There is a place where you can purchase unique custom woodwork, get your vehicle detailed, and have it power washed, all under the same roof. It is all made possible by fathers who are taking part in a community re-entry program, and their work brings in clientele from all over the city.
Fathers Building Futures (FBF) is a local program that gives formerly incarcerated fathers the financial, emotional, and social stability that they need upon finishing their prison sentence. Through this program, they are given employment opportunities and the help to develop skills that will help them succeed in their communities and their personal lives as fathers.
“The program is intended for them to stay as little as they need in order to get stable. Some people just need to get on their feet for a few months. They have to figure out how to live on minimum wage as opposed to what they used to make, then they graduate and we help them find work,” said Emet Ma’ayan, director of FBF.
Many formerly incarcerated individuals are finding their way back into the prison system for technical violations while on parole, rather than on new criminal charges, Ma’ayan said.
Finding employment, which is often required for parole, is one of the largest problems formerly incarcerated individuals face.
“Other folks can just walk in somewhere and get a job. If you have a felony background you are so discriminated against, but it doesn’t count as discrimination, so people are sort of allowed to do that,” Ma’ayan said.
“I got a trafficking charge and a lot of places don’t hire me, because they consider me a high-risk,” said George Sandoval, one of the employees at FBF.
Fathers Building Futures recognizes that a majority of the people who are coming out of prison go back, because they cannot find secure housing or find and maintain verifiable full-time employment. These are two of the many conditions given to parolees to follow as they begin their integration back into the community. Failure to meet even a single condition can lead to revocation and suspension of an individual’s parole, resulting in them returning to prison.
Newly released inmates not only have to worry about being required to find housing and a job, but they are also dealing with an environment that is far different from the one that they have been accustomed to for many years.
“You are so used to being told what to do, when to do it, and when you’re going to get up. We are so used to all that structure. Then you get out of prison and they tell to get a job and be good and I am over here like what do I do,” said Derek Malkhassian, an employee at FBF.
“People struggle on supervision for many reasons because [they] are returning to an environment similar to the conditions they were in before they got to prison,” said Linda Freeman, the executive director for the New Mexico Sentencing Commission.
FBF is unique in that it helps inmates develop skills while in prison and continue this process once they are released.
Even though work like automobile detailing and woodworking might not be the typical jobs that people are looking for, FBF is trying to teach soft skills that people might use to start a business, Freeman said.
Apart from teaching these particular trades to the fathers within the program, it is also accommodating to their schedules allowing them time to see their children and bring them to the job site for the day if they cannot make arrangements for childcare.
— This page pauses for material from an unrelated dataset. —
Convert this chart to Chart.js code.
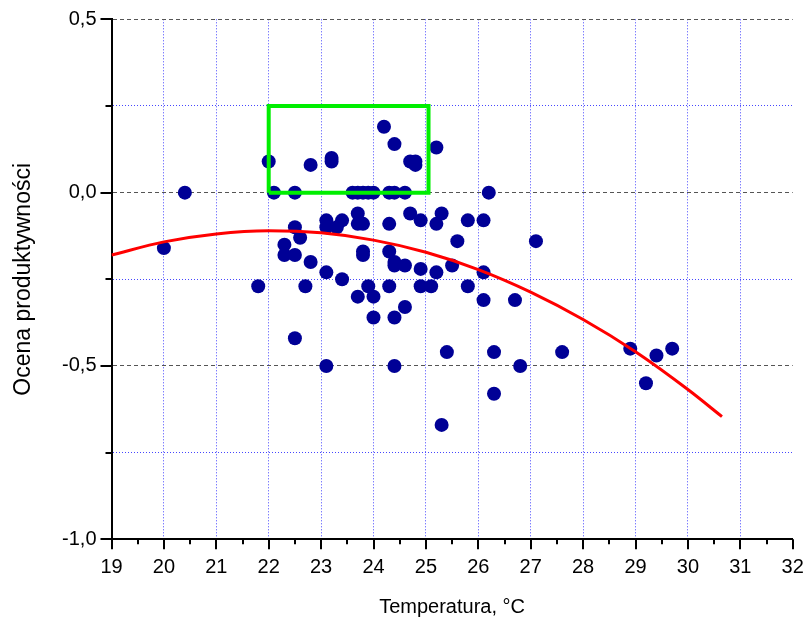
<!DOCTYPE html>
<html>
<head>
<meta charset="utf-8">
<script src="https://cdn.jsdelivr.net/npm/chart.js@4.4.1/dist/chart.umd.min.js"></script>
<style>
  html, body { margin: 0; padding: 0; background: #fff; }
  #wrap { width: 806px; height: 623px; }
</style>
</head>
<body>
<div id="wrap"><canvas id="chart"></canvas></div>
<script>
// measured points (temperature, productivity score)
const tempValues = [
    22.0, 22.8, 23.2, 23.2, 24.2, 24.4, 24.7, 24.8, 24.8, 25.2,
    20.4, 22.1, 22.5, 23.6, 23.7, 23.8, 23.9, 24.0, 24.3, 24.4, 24.6, 26.2,
    20.0, 21.8, 22.3, 22.3, 22.5, 22.5, 22.6, 22.7, 22.8, 22.5,
    23.1, 23.1, 23.1, 23.3, 23.4, 23.4, 23.1,
    23.7, 23.7, 23.8, 23.8, 23.8, 23.7, 23.9, 24.0, 24.0,
    24.3, 24.7, 24.9, 25.3, 25.2, 25.8, 26.1, 25.6,
    24.3, 24.4, 24.4, 24.6, 24.9, 25.2, 25.5, 26.1,
    24.3, 24.9, 25.1, 25.8, 26.1, 26.7, 24.6, 24.4,
    25.4, 26.3, 24.4, 26.3, 25.3, 26.8,
    27.1, 27.6, 28.9, 29.4, 29.7, 29.2
];
const scoreValues = [
    0.09, 0.08, 0.10, 0.09, 0.19, 0.14, 0.09, 0.09, 0.08, 0.13,
    0, 0, 0, 0, 0, 0, 0, 0, 0, 0, 0, 0,
    -0.16, -0.27, -0.15, -0.18, -0.10, -0.18, -0.13, -0.27, -0.20, -0.42,
    -0.08, -0.10, -0.23, -0.10, -0.08, -0.25, -0.50,
    -0.06, -0.09, -0.09, -0.17, -0.18, -0.30, -0.27, -0.30, -0.36,
    -0.09, -0.06, -0.08, -0.06, -0.09, -0.08, -0.08, -0.14,
    -0.17, -0.20, -0.21, -0.21, -0.22, -0.23, -0.21, -0.23,
    -0.27, -0.27, -0.27, -0.27, -0.31, -0.31, -0.33, -0.36,
    -0.46, -0.46, -0.50, -0.58, -0.67, -0.50,
    -0.14, -0.46, -0.45, -0.47, -0.45, -0.55
];

// red trend curve
const fitX = [19, 20, 21, 22, 23, 24, 25, 26, 27, 28, 29, 30, 30.65];
const fitY = [-0.18, -0.142, -0.119, -0.11, -0.116, -0.137, -0.172, -0.222, -0.287, -0.366, -0.459, -0.568, -0.646];

// green frame
const boxX = [22, 25.05, 25.05, 22, 22];
const boxY = [0, 0, 0.25, 0.25, 0];

const xTicks = [19, 32];   // min, max
const yTicks = [-1, 0.5];  // min, max

const FONT = "'Liberation Sans', Arial, sans-serif";
const BLUE_GRID = 'rgb(70,70,255)';

function zip(xs, ys) {
    return xs.map((x, i) => ({x: x, y: ys[i]}));
}

function isMajorY(v) {
    return Math.abs(v * 2 - Math.round(v * 2)) < 1e-6;
}

// draws the outward tick marks (long on major, short on minor)
const tickMarks = {
    id: 'tickMarks',
    afterDraw(chart) {
        const ctx = chart.ctx;
        const xs = chart.scales.x, ys = chart.scales.y;
        const area = chart.chartArea;
        ctx.save();
        ctx.strokeStyle = '#000';
        ctx.lineWidth = 2;
        ctx.beginPath();
        for (let v = xTicks[0]; v <= xTicks[1] + 1e-6; v += 0.5) {
            const px = Math.round(xs.getPixelForValue(v));
            const len = Number.isInteger(v) ? 10 : 5;
            ctx.moveTo(px, area.bottom);
            ctx.lineTo(px, area.bottom + len);
        }
        for (let v = yTicks[0]; v <= yTicks[1] + 1e-6; v += 0.25) {
            const py = Math.round(ys.getPixelForValue(v));
            const len = isMajorY(v) ? 11 : 6;
            ctx.moveTo(area.left, py);
            ctx.lineTo(area.left - len, py);
        }
        ctx.stroke();
        ctx.restore();
    }
};

new Chart("chart", {
    type: "scatter",
    data: {
        datasets: [
            {
                data: zip(boxX, boxY),
                showLine: true,
                borderColor: '#00ee00',
                borderWidth: 4,
                pointRadius: 0,
                tension: 0
            },
            {
                data: zip(fitX, fitY),
                showLine: true,
                borderColor: '#ff0000',
                borderWidth: 3,
                pointRadius: 0,
                tension: 0.4,
                cubicInterpolationMode: 'monotone'
            },
            {
                data: zip(tempValues, scoreValues),
                backgroundColor: '#000096',
                borderColor: '#000096',
                borderWidth: 0,
                pointRadius: 7,
                pointHoverRadius: 7
            }
        ]
    },
    options: {
        responsive: true,
        maintainAspectRatio: false,
        animation: false,
        events: [],
        layout: { padding: { top: 19.3, right: 13.3, bottom: 4, left: 10 } },
        plugins: {
            legend: { display: false },
            tooltip: { enabled: false }
        },
        scales: {
            x: {
                type: 'linear',
                min: xTicks[0],
                max: xTicks[1],
                afterFit: (scale) => {
                    scale.height = 79.7;
                    scale.paddingLeft = 0;
                    scale.paddingRight = 0;
                },
                ticks: {
                    stepSize: 1,
                    padding: 16,
                    color: '#000',
                    font: { family: FONT, size: 20 }
                },
                grid: {
                    drawTicks: false,
                    lineWidth: 1,
                    color: (ctx) => {
                        const v = ctx.tick ? ctx.tick.value : null;
                        if (v === xTicks[0] || v === xTicks[1]) return 'rgba(0,0,0,0)';
                        return BLUE_GRID;
                    }
                },
                border: {
                    display: true,
                    color: '#000',
                    width: 2,
                    dash: (ctx) => ctx.tick ? [1, 2] : []
                },
                title: {
                    display: true,
                    text: 'Temperatura, °C',
                    color: '#000',
                    padding: 0,
                    font: { family: FONT, size: 20 }
                }
            },
            y: {
                type: 'linear',
                min: yTicks[0],
                max: yTicks[1],
                afterFit: (scale) => {
                    scale.width = 101.5;
                    scale.paddingTop = 0;
                    scale.paddingBottom = 0;
                },
                ticks: {
                    stepSize: 0.25,
                    padding: 15,
                    color: '#000',
                    font: { family: FONT, size: 20 },
                    callback: (v) => isMajorY(v) ? v.toFixed(1).replace('.', ',') : ''
                },
                grid: {
                    drawTicks: false,
                    lineWidth: 1,
                    color: (ctx) => {
                        const v = ctx.tick ? ctx.tick.value : null;
                        if (v === yTicks[0]) return 'rgba(0,0,0,0)';
                        return isMajorY(v) ? '#555555' : BLUE_GRID;
                    }
                },
                border: {
                    display: true,
                    color: '#000',
                    width: 2,
                    dash: (ctx) => {
                        if (!ctx.tick) return [];
                        return isMajorY(ctx.tick.value) ? [4, 3] : [1, 2];
                    }
                },
                title: {
                    display: true,
                    text: 'Ocena produktywności',
                    color: '#000',
                    padding: 0,
                    font: { family: FONT, size: 23 }
                }
            }
        }
    },
    plugins: [tickMarks]
});
</script>
</body>
</html>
The program, unlike most jobs, is flexible about leaving work to pick up your kids and returning to work with your kids if needed, said employee Willy Rankin.
Although there are other social enterprise programs that sell services and products and work with re-entry across the country, FBF is different because they are managed by formerly incarcerated individuals, Ma’ayan said.
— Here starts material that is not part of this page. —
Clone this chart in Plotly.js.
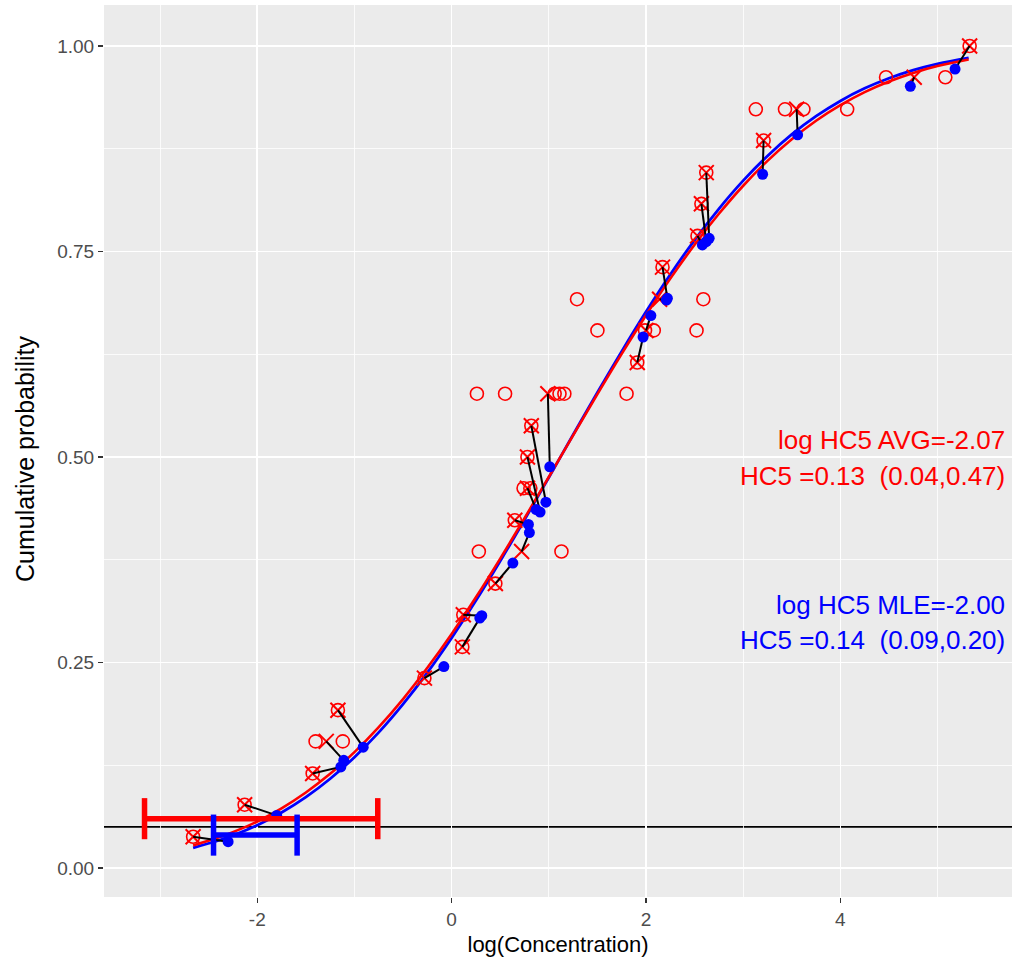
<!DOCTYPE html>
<html>
<head>
<meta charset="utf-8">
<script src="https://cdn.plot.ly/plotly-3.0.1.min.js"></script>
<style>html,body{margin:0;padding:0;background:#fff;}#chart{width:1013px;height:961px;}</style>
</head>
<body>
<div id="chart"></div>
<script>
// ---- data ----
// species ranks (cumulative plotting position)
const rankY = [0.038,0.077,0.115,0.154,0.192,0.231,0.269,0.308,0.346,0.385,0.423,0.462,0.500,
               0.538,0.577,0.615,0.654,0.692,0.731,0.769,0.808,0.846,0.885,0.923,0.962,1.000];
// species average log concentration (red X)
const avgX = [-2.66,-2.13,-1.43,-1.29,-1.17,-0.28,0.11,0.12,0.45,0.72,0.65,0.78,0.78,
              0.82,0.99,1.91,2.00,2.14,2.17,2.53,2.57,2.62,3.21,3.55,4.76,5.33];
// MLE positions (blue points)
const mleX = [-2.30,-1.80,-1.14,-1.11,-0.91,-0.08,0.29,0.31,0.63,0.80,0.79,0.87,0.91,
              0.97,1.01,1.97,2.05,2.21,2.22,2.58,2.62,2.65,3.20,3.56,4.72,5.18];
const mleY = [0.032,0.064,0.123,0.131,0.147,0.245,0.304,0.307,0.371,0.408,0.418,0.436,0.433,
              0.445,0.488,0.646,0.672,0.691,0.693,0.758,0.762,0.766,0.844,0.892,0.951,0.972];
// individual observations (red open circles)
const obsX = [-2.66,-2.13,-1.43,-1.40,-1.12,-1.17,-0.28,0.11,0.12,0.45,0.28,1.13,0.65,0.74,0.81,
              0.78,0.82,0.26,0.55,1.06,1.11,1.16,1.80,1.91,1.50,1.99,2.08,2.52,1.29,2.59,
              2.17,2.53,2.57,2.62,3.21,3.13,3.43,3.62,4.07,4.47,5.08,5.33];
const obsY = [0.038,0.077,0.115,0.154,0.154,0.192,0.231,0.269,0.308,0.346,0.385,0.385,0.423,0.462,0.462,
              0.500,0.538,0.577,0.577,0.577,0.577,0.577,0.577,0.615,0.654,0.654,0.654,0.654,0.692,0.692,
              0.731,0.769,0.808,0.846,0.885,0.923,0.923,0.923,0.923,0.962,0.962,1.000];
// fitted cumulative curves
const curveX = [-2.66,-2.4,-2.2,-2.0,-1.75,-1.5,-1.25,-1.0,-0.75,-0.5,-0.25,0,0.25,0.5,0.75,1.0,1.25,
                1.5,1.75,2.0,2.25,2.5,2.75,3.0,3.25,3.5,3.75,4.0,4.25,4.5,4.75,5.0,5.32];
const avgCurveY = [0.0275,0.0370,0.0460,0.0566,0.0726,0.0918,0.1145,0.1409,0.1713,0.2055,0.2435,0.2848,
                   0.3293,0.3764,0.4255,0.4757,0.5263,0.5765,0.6255,0.6725,0.7170,0.7583,0.7959,0.8300,
                   0.8602,0.8865,0.9091,0.9281,0.9440,0.9569,0.9673,0.9756,0.9835];
const mleCurveY = [0.0245,0.0334,0.0419,0.0521,0.0675,0.0862,0.1086,0.1348,0.1650,0.1994,0.2377,0.2799,
                   0.3253,0.3734,0.4236,0.4751,0.5270,0.5785,0.6285,0.6766,0.7220,0.7639,0.8020,0.8362,
                   0.8663,0.8925,0.9146,0.9332,0.9485,0.9608,0.9707,0.9784,0.9857];
// HC5 confidence intervals (log scale)
const avgCI = [-3.16,-0.76]; const avgCIy = 0.060;
const mleCI = [-2.45,-1.59]; const mleCIy = 0.040;
const hcLevel = 0.05;
const xTickVals = [-2,0,2,4];
const xTickText = ['-2','0','2','4'];
const yTickVals = [0,0.25,0.5,0.75,1];
const yTickText = ['0.00','0.25','0.50','0.75','1.00'];
const labelsAvg = ['log HC5 AVG=-2.07','HC5 =0.13\u00a0\u00a0(0.04,0.47)'];
const labelsMle = ['log HC5 MLE=-2.00','HC5 =0.14\u00a0\u00a0(0.09,0.20)'];

const RED = '#FF0000', BLUE = '#0000FF';
const FONT = 'Liberation Sans, Arial, Helvetica, sans-serif';
const capHalf = 0.025;

// segments from average X to MLE point
const segX = [], segY = [];
for (let i = 0; i < avgX.length; i++) {
  segX.push(avgX[i], mleX[i], null);
  segY.push(rankY[i], mleY[i], null);
}
function ciTraces(ci, y, color) {
  return [
    {x: [ci[0], ci[1]], y: [y, y], mode: 'lines', line: {color: color, width: 5.5}, hoverinfo: 'skip'},
    {x: [ci[0], ci[0], null, ci[1], ci[1]], y: [y - capHalf, y + capHalf, null, y - capHalf, y + capHalf],
     mode: 'lines', line: {color: color, width: 5.5}, hoverinfo: 'skip'}
  ];
}

const traces = [
  {x: curveX, y: mleCurveY, mode: 'lines', line: {color: BLUE, width: 2.8, shape: 'spline'}},
  {x: curveX, y: avgCurveY, mode: 'lines', line: {color: RED, width: 2.6, shape: 'spline'}},
  {x: obsX, y: obsY, mode: 'markers', marker: {symbol: 'circle-open', size: 13, color: RED, line: {width: 1.6, color: RED}}},
  {x: avgX, y: rankY, mode: 'markers', marker: {symbol: 'x-thin-open', size: 15, color: RED, line: {width: 2, color: RED}}},
  {x: segX, y: segY, mode: 'lines', line: {color: '#000000', width: 2}},
  {x: mleX, y: mleY, mode: 'markers', marker: {symbol: 'circle', size: 11, color: BLUE}},
  ...ciTraces(avgCI, avgCIy, RED),
  ...ciTraces(mleCI, mleCIy, BLUE)
];

const annY = [0.521, 0.477, 0.320, 0.277];
const annotations = [];
[labelsAvg[0], labelsAvg[1], labelsMle[0], labelsMle[1]].forEach((t, k) => {
  annotations.push({text: t, xref: 'paper', yref: 'y', x: 0.995, y: annY[k], xanchor: 'right', yanchor: 'middle',
    showarrow: false, font: {family: FONT, size: 26, color: k < 2 ? RED : BLUE}});
});
annotations.push({text: 'Cumulative probability', xref: 'paper', yref: 'y', x: -0.087, y: 0.4976,
  xanchor: 'center', yanchor: 'middle', textangle: -90, showarrow: false,
  font: {family: FONT, size: 25, color: '#000000'}});

const layout = {
  width: 1013, height: 961,
  margin: {l: 104, r: 1, t: 5, b: 64},
  paper_bgcolor: '#FFFFFF', plot_bgcolor: '#EBEBEB',
  showlegend: false,
  font: {family: FONT},
  xaxis: {
    range: [-3.577, 5.766], tickmode: 'array', tickvals: xTickVals, ticktext: xTickText,
    showgrid: true, gridcolor: '#FFFFFF', gridwidth: 1.6, zeroline: false, showline: false,
    ticks: 'outside', ticklen: 5, tickwidth: 1.2, tickcolor: '#333333',
    tickfont: {family: FONT, size: 19, color: '#4D4D4D'},
    minor: {tickmode: 'array', tickvals: [-3,-1,1,3,5], showgrid: true, gridcolor: '#FFFFFF', gridwidth: 0.8, ticks: ''},
    title: {text: 'log(Concentration)', font: {family: FONT, size: 22, color: '#000000'}, standoff: 7},
    automargin: false
  },
  yaxis: {
    range: [-0.0353, 1.0499], tickmode: 'array', tickvals: yTickVals, ticktext: yTickText,
    showgrid: true, gridcolor: '#FFFFFF', gridwidth: 1.6, zeroline: false, showline: false,
    ticks: 'outside', ticklen: 5, tickwidth: 1.2, tickcolor: '#333333',
    tickfont: {family: FONT, size: 19, color: '#4D4D4D'},
    minor: {tickmode: 'array', tickvals: [0.125,0.375,0.625,0.875], showgrid: true, gridcolor: '#FFFFFF', gridwidth: 0.8, ticks: ''},
    automargin: false
  },
  shapes: [{type: 'line', xref: 'paper', yref: 'y', x0: 0, x1: 1, y0: hcLevel, y1: hcLevel,
            line: {color: '#000000', width: 1.6}, layer: 'below'}],
  annotations: annotations
};

Plotly.newPlot('chart', traces, layout, {displayModeBar: false, staticPlot: true});
</script>
</body>
</html>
FBF works with formerly incarcerated fathers six to nine months prior to their release by giving parenting classes that allow them to take part in coached visits and counseling with their children.
The program only takes in 25 formerly incarcerated fathers per year. Their first six months includes training for 20 hours a week. Afterwards, many are referred to long term employment and a few are selected to stay on for permanent employment.
“Emmet has a lot of connections. This place gives you a chance to represent yourself, and if it doesn’t work out here and he sees you fit in another area he will vouch for you,” said Alfredo Baca, an employee at FBF.
FBF has a large success rate among the fathers who take part in the program. According to a report by the New Mexico Sentencing Commission, PB&J Family Services’ recidivism rate is 24.4 percent half of the state’s 47.3 percent.
Despite the successes in the program, federal and state funding is limited for programs such as this one, leaving many formerly incarcerated individuals with a lack of resources, which helps make a transition back into society less likely to be successful.
The program was initially funded by the Department of Health and Human Services for four years. FBF started with PB&J, a local family service, but as of last year have departed from the organization. Now the program is funded by donations, grants, sales, and contracts. Fifty percent of the revenue comes from auto-detailing and the woodshop, 25 percent comes from contracts and on the job training, and the remaining 25 percent comes from donations and grants.
Based on the success of the program, FBF is looking to expand and begin accepting female employees into their program, working with formerly incarcerated mothers.
“That’s the next step, to figure out Mothers Building Futures,” Ma’ayan said.